Disclaimer: The following explanation of CPU ticks is based more on colloquialism than actual computer science for the sake of simplicity.
So a CPU Tick is (non-scientifically) referring to a cycle your CPU goes through to perform an operation. These are sometimes (non-scientifically) referred to as FLOPS or floating-point operations per second. The more GHz your CPU sports, the more FLOPS it can put out. When you ask your computer to perform arithmetic, it’s going to cost a “CPU tick” to do it. One operation will be practically instantaneous, but many many floating-point operations will slow you down. They say that preemptive optimization is the root of all evil, but you should save any CPU time you can. This is the lowest of the low-hanging fruit. For the most part, you don’t need to worry at all about CPU ticks.

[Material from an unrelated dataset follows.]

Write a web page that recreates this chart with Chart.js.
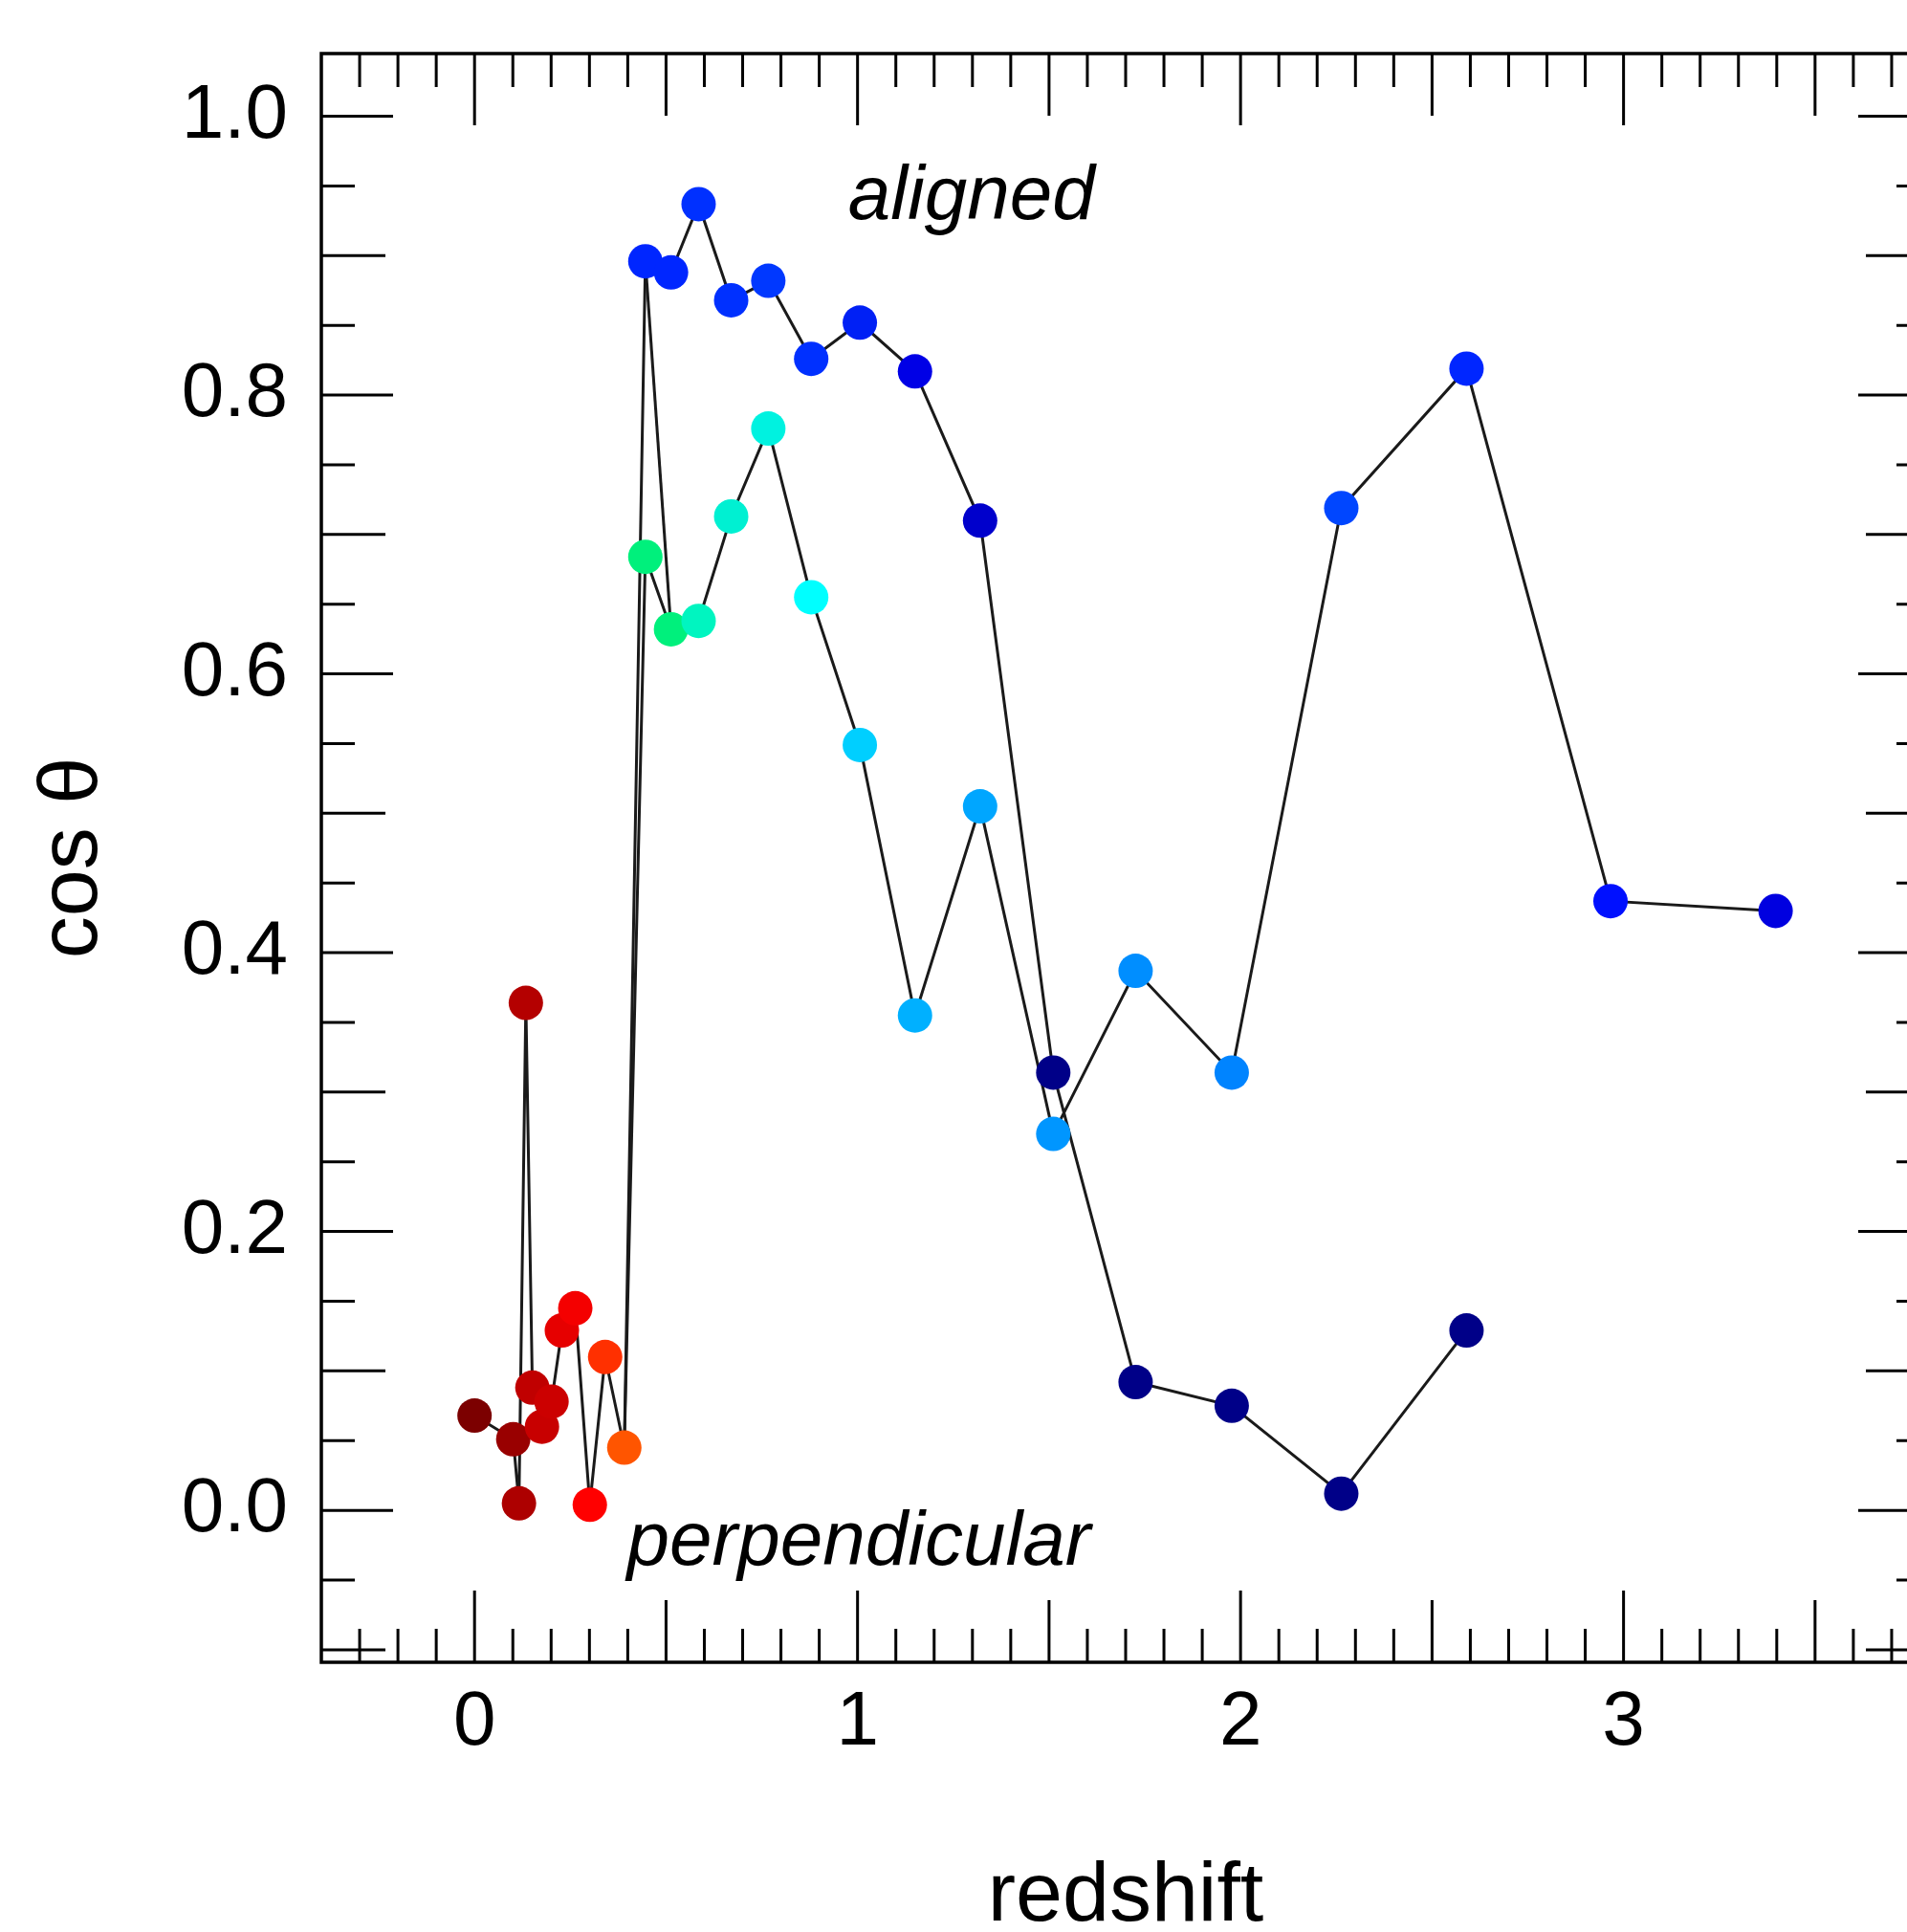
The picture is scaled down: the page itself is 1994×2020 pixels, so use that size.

Now where this differs from the world or object tick is that an object (the world is an object) is ticked once per frame rather than based on hertz. When an object is ticked, all of its instructions are sent to the CPU and GPU for their internal ticks to handle. The more instructions you have to send, the more finite CPU ticks it will take and the longer it will take for the next frame to be rendered, thus lowering the frame rate. All of your objects’ tick times are added up to the frame update time. When all of your objects’ instructions have been executed, they will be ticked again. Of course, “Tick” isn’t the scientific name for a frame update. Some engines refer to this frame update cycle as “Update” or “Draw.” Unreal just uses the word “Tick.”